Written instruction
Filter for the word "this" and keep each matching line.

Data section
◆ ◆ ◆ ◆

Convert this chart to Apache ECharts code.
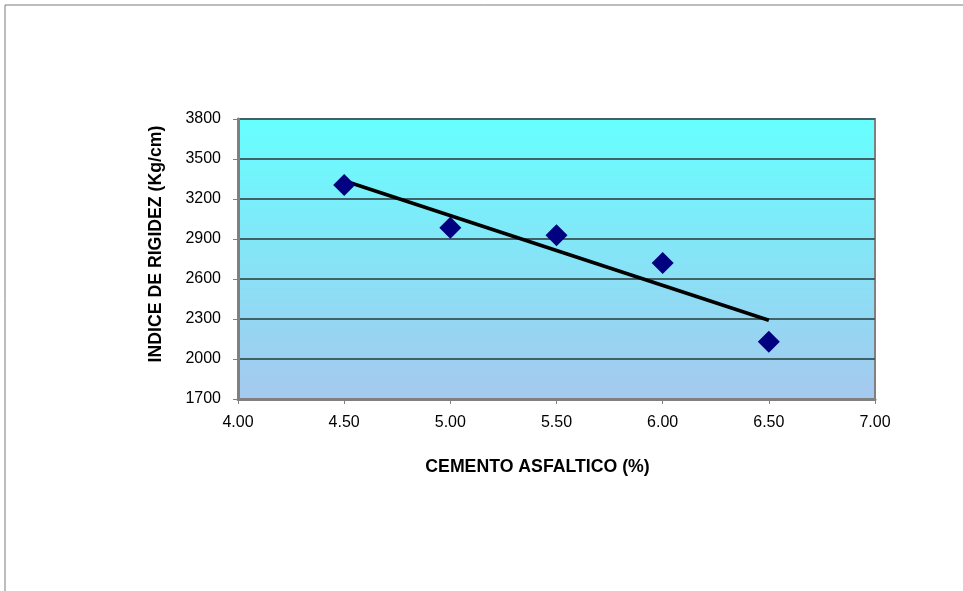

◆ ◆ ◆ ◆

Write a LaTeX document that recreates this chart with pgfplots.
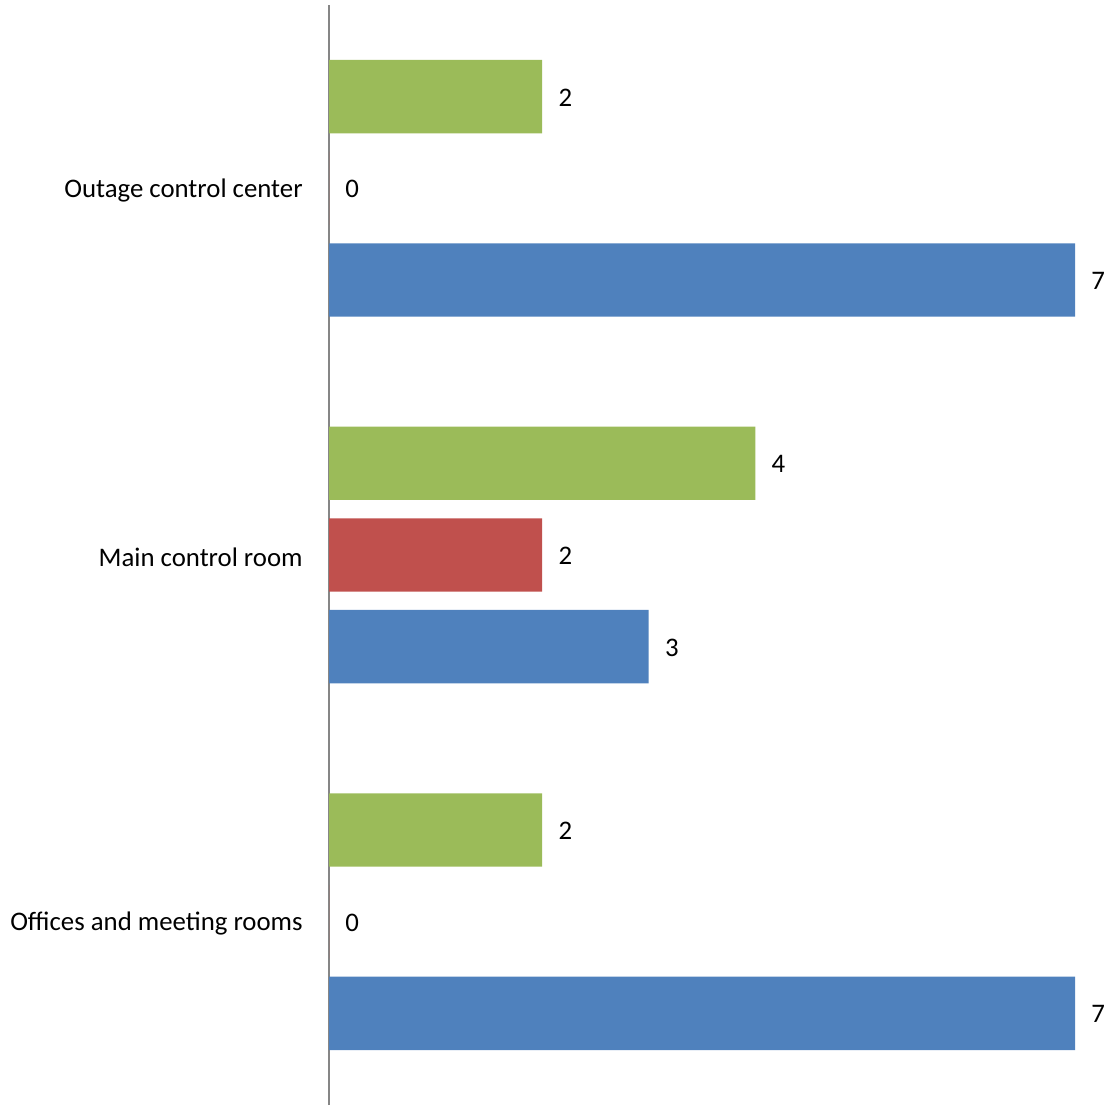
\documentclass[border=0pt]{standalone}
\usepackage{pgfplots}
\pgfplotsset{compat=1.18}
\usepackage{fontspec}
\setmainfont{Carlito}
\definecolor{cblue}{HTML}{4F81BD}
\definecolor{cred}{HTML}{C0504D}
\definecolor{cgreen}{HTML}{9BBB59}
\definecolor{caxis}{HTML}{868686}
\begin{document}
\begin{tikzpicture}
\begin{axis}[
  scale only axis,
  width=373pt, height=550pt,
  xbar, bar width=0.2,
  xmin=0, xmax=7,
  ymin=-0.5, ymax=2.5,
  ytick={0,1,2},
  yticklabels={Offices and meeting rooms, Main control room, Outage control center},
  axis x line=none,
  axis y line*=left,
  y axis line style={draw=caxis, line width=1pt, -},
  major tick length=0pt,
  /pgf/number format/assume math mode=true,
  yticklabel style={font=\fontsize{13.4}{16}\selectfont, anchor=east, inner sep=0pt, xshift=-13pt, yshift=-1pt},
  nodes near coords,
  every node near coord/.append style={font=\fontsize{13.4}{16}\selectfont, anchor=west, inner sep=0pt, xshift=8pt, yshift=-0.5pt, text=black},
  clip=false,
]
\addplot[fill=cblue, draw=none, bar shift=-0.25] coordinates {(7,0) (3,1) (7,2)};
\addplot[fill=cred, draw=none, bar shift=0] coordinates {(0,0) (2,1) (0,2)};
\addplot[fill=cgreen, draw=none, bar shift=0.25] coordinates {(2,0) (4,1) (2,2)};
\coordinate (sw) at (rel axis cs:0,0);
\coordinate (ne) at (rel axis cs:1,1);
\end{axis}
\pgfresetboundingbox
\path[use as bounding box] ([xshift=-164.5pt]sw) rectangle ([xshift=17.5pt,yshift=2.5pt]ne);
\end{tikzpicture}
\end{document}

◆ ◆ ◆ ◆

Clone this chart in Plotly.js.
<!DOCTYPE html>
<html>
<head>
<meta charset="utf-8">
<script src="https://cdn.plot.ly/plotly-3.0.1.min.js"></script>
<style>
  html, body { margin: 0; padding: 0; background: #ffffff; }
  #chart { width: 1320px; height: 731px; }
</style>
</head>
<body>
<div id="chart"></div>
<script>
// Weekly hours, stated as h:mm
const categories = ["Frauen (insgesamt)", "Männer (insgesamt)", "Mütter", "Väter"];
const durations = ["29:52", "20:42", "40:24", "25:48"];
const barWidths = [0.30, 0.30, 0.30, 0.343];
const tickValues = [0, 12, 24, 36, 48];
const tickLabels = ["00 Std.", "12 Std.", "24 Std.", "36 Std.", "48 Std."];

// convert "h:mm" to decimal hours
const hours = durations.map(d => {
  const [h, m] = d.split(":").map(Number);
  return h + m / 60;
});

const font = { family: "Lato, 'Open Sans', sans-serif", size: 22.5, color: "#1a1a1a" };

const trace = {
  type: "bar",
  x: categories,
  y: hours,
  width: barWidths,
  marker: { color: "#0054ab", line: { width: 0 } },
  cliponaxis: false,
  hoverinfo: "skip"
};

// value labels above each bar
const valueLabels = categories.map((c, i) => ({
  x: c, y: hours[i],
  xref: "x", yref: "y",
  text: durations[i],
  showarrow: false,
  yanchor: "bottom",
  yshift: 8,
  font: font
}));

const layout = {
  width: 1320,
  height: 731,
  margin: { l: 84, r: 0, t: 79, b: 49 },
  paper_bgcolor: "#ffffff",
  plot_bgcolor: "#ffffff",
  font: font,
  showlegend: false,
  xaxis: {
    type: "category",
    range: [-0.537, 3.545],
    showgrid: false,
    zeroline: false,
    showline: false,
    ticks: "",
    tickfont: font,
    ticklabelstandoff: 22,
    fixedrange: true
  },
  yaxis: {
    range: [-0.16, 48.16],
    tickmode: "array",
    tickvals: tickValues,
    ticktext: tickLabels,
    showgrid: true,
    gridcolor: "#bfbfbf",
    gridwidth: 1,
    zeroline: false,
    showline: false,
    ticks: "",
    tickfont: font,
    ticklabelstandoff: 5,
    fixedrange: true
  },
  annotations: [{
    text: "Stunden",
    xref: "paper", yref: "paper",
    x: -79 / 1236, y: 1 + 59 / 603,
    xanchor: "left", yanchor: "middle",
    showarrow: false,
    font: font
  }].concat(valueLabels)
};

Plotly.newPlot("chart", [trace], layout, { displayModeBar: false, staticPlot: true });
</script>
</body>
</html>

◆ ◆ ◆ ◆

Solved exercise
Convert this chart to Apache ECharts code.
Write a LaTeX document that recreates this chart with pgfplots.
Clone this chart in Plotly.js.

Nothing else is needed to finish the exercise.